If i’ve never tried something, and i don’t find it disgusting for non taste reasons (e.g. i don’t like eating eyeballs, even if they taste good), then i’ll give it a try and i might be surprised, but with a few specific ingredients that i’ve tried a LOT of times from people telling me i just need to develop a taste for it, and that i can taste even when people who like it can’t tell it was an ingredient, I’m gonna need a lot of convincing before i pay $200 for.
“Having better taste” is the job of most artists. When I buy a book, I don’t expect to tell the writers which words to use. When I go to a jazz concert, I don’t tell the pianist he should try a different bass pattern for the rest of the song. When I buy a painting or a print, the artist’s choice of composition is at least as important as their skill in actually constructing the picture.
I’m sensitive both to cilantro and to greens in general, so I understand where you’re coming from. There are some things I’m really not going to like!

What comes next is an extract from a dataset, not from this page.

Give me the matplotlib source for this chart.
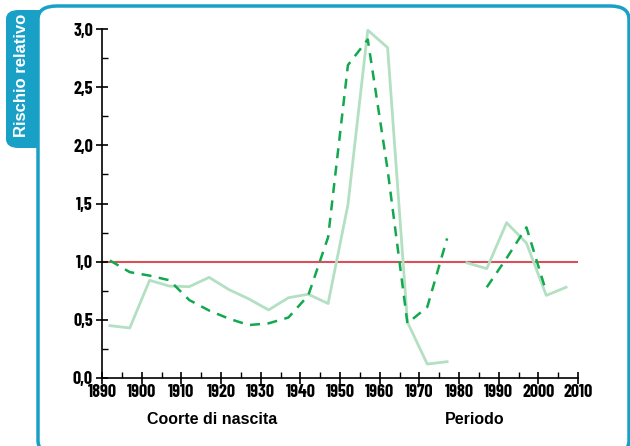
import numpy as np
import matplotlib.pyplot as plt
from matplotlib.patches import FancyBboxPatch
from matplotlib.ticker import MultipleLocator, FuncFormatter

# data
coorte_anni = [1892, 1897, 1902, 1907, 1912, 1917, 1922, 1927, 1932, 1937,
               1942, 1947, 1952, 1957, 1962, 1967, 1972, 1977]
coorte_rr = [0.45, 0.43, 0.84, 0.79, 0.785, 0.865, 0.76, 0.68, 0.585, 0.69,
             0.72, 0.64, 1.49, 2.99, 2.84, 0.48, 0.12, 0.14]
coorte_stima = [1.01, 0.91, 0.88, 0.84, 0.67, 0.58, 0.51, 0.455, 0.47, 0.52,
                0.71, 1.21, 2.69, 2.91, 1.79, 0.47, 0.61, 1.20]

periodo_anni = [1982, 1987, 1992, 1997, 2002, 2007]
periodo_rr = [0.99, 0.94, 1.335, 1.16, 0.71, 0.78]
periodo_stima_anni = [1987, 1992, 1997, 2002]
periodo_stima = [0.78, 1.03, 1.295, 0.74]

riferimento = 1.0

teal = '#18a0c6'
light_green = '#b3e0c2'
dark_green = '#12a84e'
red = '#d9505a'

tick_font = ['Barlow Condensed', 'DejaVu Sans']
label_font = ['Liberation Sans', 'DejaVu Sans']

fig = plt.figure(figsize=(6.3, 4.46), dpi=100)

# frame and tab
tab = FancyBboxPatch((6 / 630, 1 - 148 / 446), 44 / 630, 138 / 446,
                     boxstyle='round,pad=0,rounding_size=0.02',
                     transform=fig.transFigure, facecolor=teal, edgecolor='none',
                     zorder=-2)
fig.patches.append(tab)
frame = FancyBboxPatch((38 / 630, 1 - 454 / 446), 591 / 630, 448 / 446,
                       boxstyle='round,pad=0,rounding_size=0.03',
                       transform=fig.transFigure, facecolor='white',
                       edgecolor=teal, linewidth=2.5, zorder=-1)
fig.patches.append(frame)
fig.text(22 / 630, 1 - 75 / 446, 'Rischio relativo', rotation=90, color='white',
         fontsize=12, fontweight='bold', family=label_font,
         ha='center', va='center')

ax = fig.add_axes([102 / 630, 1 - 378 / 446, 476 / 630, 349 / 446])
ax.set_facecolor('none')

ax.plot([1890, 2010], [riferimento, riferimento], color=red, lw=1.5, zorder=1)
ax.plot(coorte_anni, coorte_rr, color=light_green, lw=2, zorder=2)
ax.plot(periodo_anni, periodo_rr, color=light_green, lw=2, zorder=2)
ax.plot(coorte_anni, coorte_stima, color=dark_green, lw=1.8, ls=(0, (4, 3)), zorder=3)
ax.plot(periodo_stima_anni, periodo_stima, color=dark_green, lw=1.8, ls=(0, (4, 3)), zorder=3)

ax.set_xlim(1890, 2010)
ax.set_ylim(0, 3.0)
ax.spines['top'].set_visible(False)
ax.spines['right'].set_visible(False)
ax.spines['left'].set_linewidth(1.2)
ax.spines['bottom'].set_linewidth(1.2)
ax.xaxis.set_major_locator(MultipleLocator(10))
ax.xaxis.set_minor_locator(MultipleLocator(5))
ax.yaxis.set_major_locator(MultipleLocator(0.5))
ax.yaxis.set_minor_locator(MultipleLocator(0.25))
ax.yaxis.set_major_formatter(FuncFormatter(lambda v, p: f'{v:.1f}'.replace('.', ',')))
ax.tick_params(which='major', direction='inout', length=9, width=1.2)
ax.tick_params(axis='x', which='major', pad=0)
ax.tick_params(axis='y', which='major', pad=2)
ax.tick_params(which='minor', direction='in', length=4, width=1)
for lab in ax.get_xticklabels() + ax.get_yticklabels():
    lab.set_family(tick_font)
    lab.set_fontweight(700)
    lab.set_fontsize(13)

fig.text(212 / 630, 1 - 419 / 446, 'Coorte di nascita', fontsize=11.5,
         fontweight='bold', family=label_font, ha='center', va='center')
fig.text(475 / 630, 1 - 419 / 446, 'Periodo', fontsize=11.5,
         fontweight='bold', family=label_font, ha='center', va='center')

fig.savefig('out.png', dpi=100)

But if I want to pick my own food, I’m not going to pay someone an extra hundred dollars for his ability to make really good and sophisticated food choices. And when I do go for a tasting menu experience, if I only like six of the eight dishes, that’s fine. Trying a bunch of stuff and being challenged for it is what I’m paying for.
(And one thing I realize is probably non-obvious: it’s not like the chef plunks down one big plate and says “here, this is what you’re eating tonight”. You generally get four to ten distinct dishes, and often a dish will have two or three separate components. I’d have been really unhappy to have been given a meal of the sea urchin sashimi, but I’m glad I got to have two bites of it and then get the next course).
yeah if it’s like a tasting platter (or like, tapas) then that makes more sense.